[BioC] aggregate genes in DEXSeq

Thu Mar 6 22:20:49 CET 2014

Alejandro Reyes <alejandro.reyes at ...> writes:

> 
> Dear Julien, Dear Mar and people interested in DEXSeq ,
> 
> You recently reported some problems in DEXSeq that had to do with the 
> way the HTSeq python scripts deal with the exons that overlap with more 
> than one gene ID.
> 
> The solution that we had taken so far was that the gene IDs sharing an 
> exon were merged into an "aggregate gene" ID.  From the input of some 
> users and our own experience, we know that it was not the most 
> appropriate solution: when the merged genes were differentially 
> expressed, DEXSeq falsely calls differential usage in other exons of the 
> aggregate genes. We have included a "-r" parameter in the script 
> "prepare_annotation_dexseq.py", for the user to decide what to do with 
> these exons: either to ignore the exons associated with more than one 
> gene IDs and treat each gene separately, or to merge the genes and take 
> these exons into account.
> 
> Additionally, we have implemented the R/Bioconductor functions 
> equivalent to the python scripts.
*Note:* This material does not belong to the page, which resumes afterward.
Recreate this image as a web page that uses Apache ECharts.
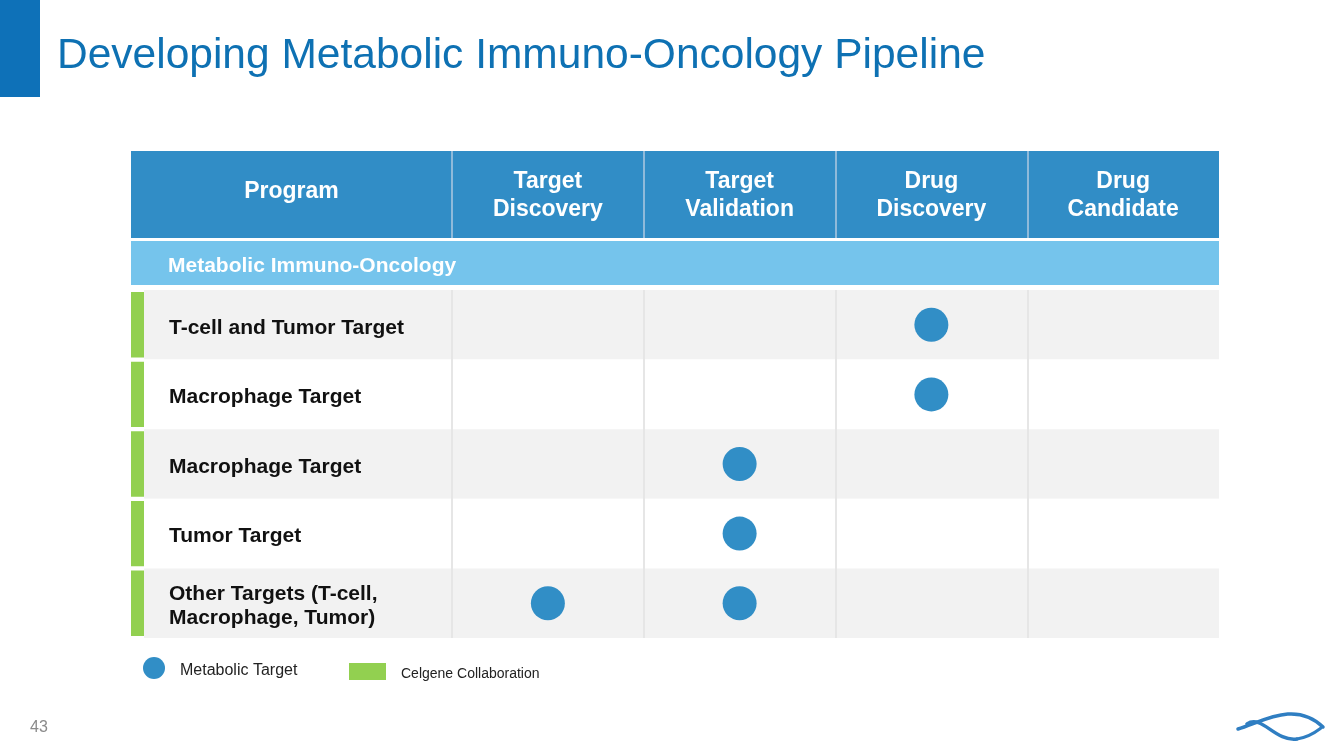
<!DOCTYPE html>
<html>
<head>
<meta charset="utf-8">
<script src="https://cdn.jsdelivr.net/npm/echarts@6/dist/echarts.min.js"></script>
<style>
html,body{margin:0;padding:0;background:#fff;}
#main{width:1344px;height:756px;}
</style>
</head>
<body>
<div id="main"></div>
<script>
// ---- data ----
var titleText = 'Developing Metabolic Immuno-Oncology Pipeline';
var programHeader = ['Program'];
var stages = ['Target\nDiscovery', 'Target\nValidation', 'Drug\nDiscovery', 'Drug\nCandidate'];
var groupName = ['Metabolic Immuno-Oncology'];
var programs = [
  'T-cell and Tumor Target',
  'Macrophage Target',
  'Macrophage Target ',
  'Tumor Target',
  'Other Targets (T-cell,\nMacrophage, Tumor)'
];
// stage(s) reached by each program (a dot = metabolic target)
var programStages = [
  ['Drug\nDiscovery'],
  ['Drug\nDiscovery'],
  ['Target\nValidation'],
  ['Target\nValidation'],
  ['Target\nDiscovery', 'Target\nValidation']
];
// Celgene collaboration flag per program
var celgene = [1, 1, 1, 1, 1];
var pageNumber = '43';

// ---- build ----
var dots = [];
programs.forEach(function (p, i) {
  programStages[i].forEach(function (s) { dots.push([s, p]); });
});

var headerBlue = '#318DC6';
var font = 'Liberation Sans, Arial, Helvetica, sans-serif';
var chart = echarts.init(document.getElementById('main'));

var tableTop = 290, tableBottom = 756 - 638;
var textShift = 3;
var noAxis = { axisLine: { show: false }, axisTick: { show: false } };
function cat(o) { return Object.assign({ type: 'category' }, noAxis, o); }

chart.setOption({
  backgroundColor: '#ffffff',
  animation: false,
  textStyle: { fontFamily: font },
  title: {
    text: titleText, left: 57, top: 35, padding: 0,
    textStyle: { fontFamily: font, fontSize: 42.5, fontWeight: 'normal', color: '#0E71B3' }
  },
  legend: [
    {
      data: ['Metabolic Target'], left: 143, top: 657, itemWidth: 22, itemHeight: 22, padding: 0,
      icon: 'circle', selectedMode: false,
      formatter: '{t|{name}}',
      textStyle: { rich: { t: { fontFamily: font, fontSize: 16, color: '#222', padding: [6, 0, 0, 10] } } }
    },
    {
      data: ['Celgene Collaboration'], left: 349, top: 663, itemWidth: 37, itemHeight: 17, padding: 0,
      icon: 'rect', selectedMode: false,
      formatter: '{t|{name}}',
      textStyle: { rich: { t: { fontFamily: font, fontSize: 14, color: '#222', padding: [5, 0, 0, 10] } } }
    }
  ],
  grid: [
    // 0 header program
    { left: 131, width: 321, top: 151, height: 87, show: true, backgroundColor: headerBlue, borderWidth: 0 },
    // 1 header stages
    { left: 452, right: 125, top: 151, height: 87, show: true, backgroundColor: headerBlue, borderWidth: 0 },
    // 2 group sub-header background
    { left: 131, right: 125, top: 241, height: 44, show: true, backgroundColor: '#75C4EC', borderWidth: 0 },
    // 3 celgene marker column
    { left: 131, width: 13, top: tableTop, bottom: tableBottom },
    // 4 program column bands
    { left: 144, width: 308, top: tableTop, bottom: tableBottom },
    // 5 stage cells
    { left: 452, right: 125, top: tableTop, bottom: tableBottom },
    // 6 group label
    { left: 131, right: 125, top: 241 + textShift, height: 44 },
    // 7 program labels
    { left: 144, width: 308, top: tableTop + textShift, bottom: tableBottom - textShift }
  ],
  xAxis: [
    cat({ gridIndex: 0, data: programHeader,
      axisLabel: { inside: true, margin: 46, verticalAlign: 'middle', color: '#fff', fontFamily: font, fontSize: 23, fontWeight: 'bold', lineHeight: 28 } }),
    cat({ gridIndex: 1, data: stages,
      splitLine: { show: true, showMinLine: true, showMaxLine: false, lineStyle: { color: '#8FBADA', width: 2 } },
      axisLabel: { inside: true, margin: 42, verticalAlign: 'middle', color: '#fff', fontFamily: font, fontSize: 23, fontWeight: 'bold', lineHeight: 28 } }),
    { gridIndex: 2, type: 'value', show: false, min: 0, max: 1 },
    { gridIndex: 3, type: 'value', show: false, min: 0, max: 1 },
    { gridIndex: 4, type: 'value', show: false, min: 0, max: 1 },
    cat({ gridIndex: 5, data: stages, axisLabel: { show: false },
      splitLine: { show: true, showMinLine: true, showMaxLine: false, lineStyle: { color: '#E6E6E6', width: 2 } } }),
    { gridIndex: 6, type: 'value', show: false, min: 0, max: 1 },
    { gridIndex: 7, type: 'value', show: false, min: 0, max: 1 }
  ],
  yAxis: [
    { gridIndex: 0, type: 'value', show: false },
    { gridIndex: 1, type: 'value', show: false },
    { gridIndex: 2, type: 'value', show: false },
    cat({ gridIndex: 3, data: programs, inverse: true, axisLabel: { show: false } }),
    cat({ gridIndex: 4, data: programs, inverse: true, axisLabel: { show: false },
      splitArea: { show: true, areaStyle: { color: ['#F2F2F2', '#FFFFFF'] } } }),
    cat({ gridIndex: 5, data: programs, inverse: true, axisLabel: { show: false },
      splitArea: { show: true, areaStyle: { color: ['#F2F2F2', '#FFFFFF'] } } }),
    cat({ gridIndex: 6, data: groupName,
      axisLabel: { inside: true, margin: 37, color: '#fff', fontFamily: font, fontSize: 21, fontWeight: 'bold' } }),
    cat({ gridIndex: 7, data: programs, inverse: true,
      axisLabel: { inside: true, margin: 25, color: '#111', fontFamily: font, fontSize: 21, fontWeight: 'bold', lineHeight: 24 } })
  ],
  series: [
    {
      name: 'Celgene Collaboration', type: 'bar', xAxisIndex: 3, yAxisIndex: 3,
      data: celgene, barWidth: '94%', itemStyle: { color: '#92D050' }, silent: true
    },
    {
      name: 'Metabolic Target', type: 'scatter', xAxisIndex: 5, yAxisIndex: 5,
      data: dots, symbol: 'circle', symbolSize: 34, itemStyle: { color: '#318EC6', opacity: 1 }, silent: true
    }
  ],
  graphic: [
    { type: 'rect', left: 0, top: 0, shape: { width: 40, height: 97 }, style: { fill: '#0E71B8' } },
    { type: 'text', left: 30, top: 720, style: { text: pageNumber, fill: '#8A8A8A', font: '16px ' + font } },
    { type: 'bezierCurve', shape: { x1: 1238, y1: 729, cpx1: 1262, cpy1: 722, cpx2: 1295, cpy2: 700, x2: 1323, y2: 727 },
      style: { stroke: '#2F7EC2', lineWidth: 3.5, fill: null, lineCap: 'round' } },
    { type: 'bezierCurve', shape: { x1: 1247, y1: 724, cpx1: 1262, cpy1: 714, cpx2: 1275, cpy2: 742, x2: 1297, y2: 739 },
      style: { stroke: '#2F7EC2', lineWidth: 3.5, fill: null, lineCap: 'round' } },
    { type: 'bezierCurve', shape: { x1: 1297, y1: 739, cpx1: 1310, cpy1: 737, cpx2: 1317, cpy2: 731, x2: 1321, y2: 728 },
      style: { stroke: '#2F7EC2', lineWidth: 3, fill: null, lineCap: 'round' } }
  ]
});
</script>
</body>
</html>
These functions were implemented using 
> code contributed by Mike Love.
> 
> All these changes are available in the last svn version (1.5.9).
> 
> Best regards,
> Alejandro Reyes
> 
> Hi Alejandro,
> Just to let you know that adding the junctions to the test of 
> differential expression of DEXSeq worked fine! The "hack" was actually 
> straightforward, I just had to modify the counts files taken as input.
> 
> On a different note, I noticed that many false positives were generated 
> because of "aggregate" gene models that were composed on different 
> overlapping genes. When these overlapping genes have different behavior 
> in different conditions, this is interpreted as differential expression 
> of some exons, while it is differential expression of genes... See the 
> attached picture, this might turn out to be easier to understand
> Did you notice this behavior of DEXSeq, and do you have any comment on 
> this?
> 
> Thanks again for your work on DEXSeq
> Julien
> 
> _______________________________________________
> Bioconductor mailing list
> Bioconductor at ...
> https://stat.ethz.ch/mailman/listinfo/bioconductor
> Search the archives: 
http://news.gmane.org/gmane.science.biology.informatics.conductor
> 
> 

Hi, Alejandro

We recently used the python script dexseq_prepare_annotation.py to 
generate exon.gtf from genes.gtf. Similar to the situations in your 
previous discussion, we found some overlapping exons which share 
patial/all regions and in the meanwhile belong to different genes, which 
you can see below, the 1st and the 4th line. Even after using "-r yes" 
parameter, we still see these happening. "-r yes" should be the default. 
We thought by merging the genes and taking all these exons into account 
would generate non-overlapping exon.gtf in the end, but now the gtf still 
have some overlapping exons. We are concerned if the further count files 
generated would be biased in these regions. Do you have any lastest update 
about the solution of this problem? 

In your last message, you mentioned about the R functions equivalent to 
the python scripts which were contributed by Mike Love. Could you provide 
more details about how we can find these functions, like the name or the 
website of it? 

Thank you very much in advance!

Thanks,
Xiayu

1       dexseq_prepare_annotation.py    exonic_part     13671   
14409   .       +       .       
transcripts "ENST00000456328+ENST00000515242+ENST00000518655"; exonic_
part_number "018"; gene_id "ENSG00000223972"
1       dexseq_prepare_annotation.py    exonic_part     14410   
14412   .       +       .       transcripts "ENST00000515242"; 
exonic_part_number "019"; gene_id "ENSG
00000223972"
1       dexseq_prepare_annotation.py    aggregate_gene  14363   
29806   .       -       .       gene_id "ENSG00000227232"
1       dexseq_prepare_annotation.py    exonic_part     14363   
14403   .       -       .       
transcripts "ENST00000541675+ENST00000423562+ENST00000438504"; exonic_
part_number "001"; gene_id "ENSG00000227232"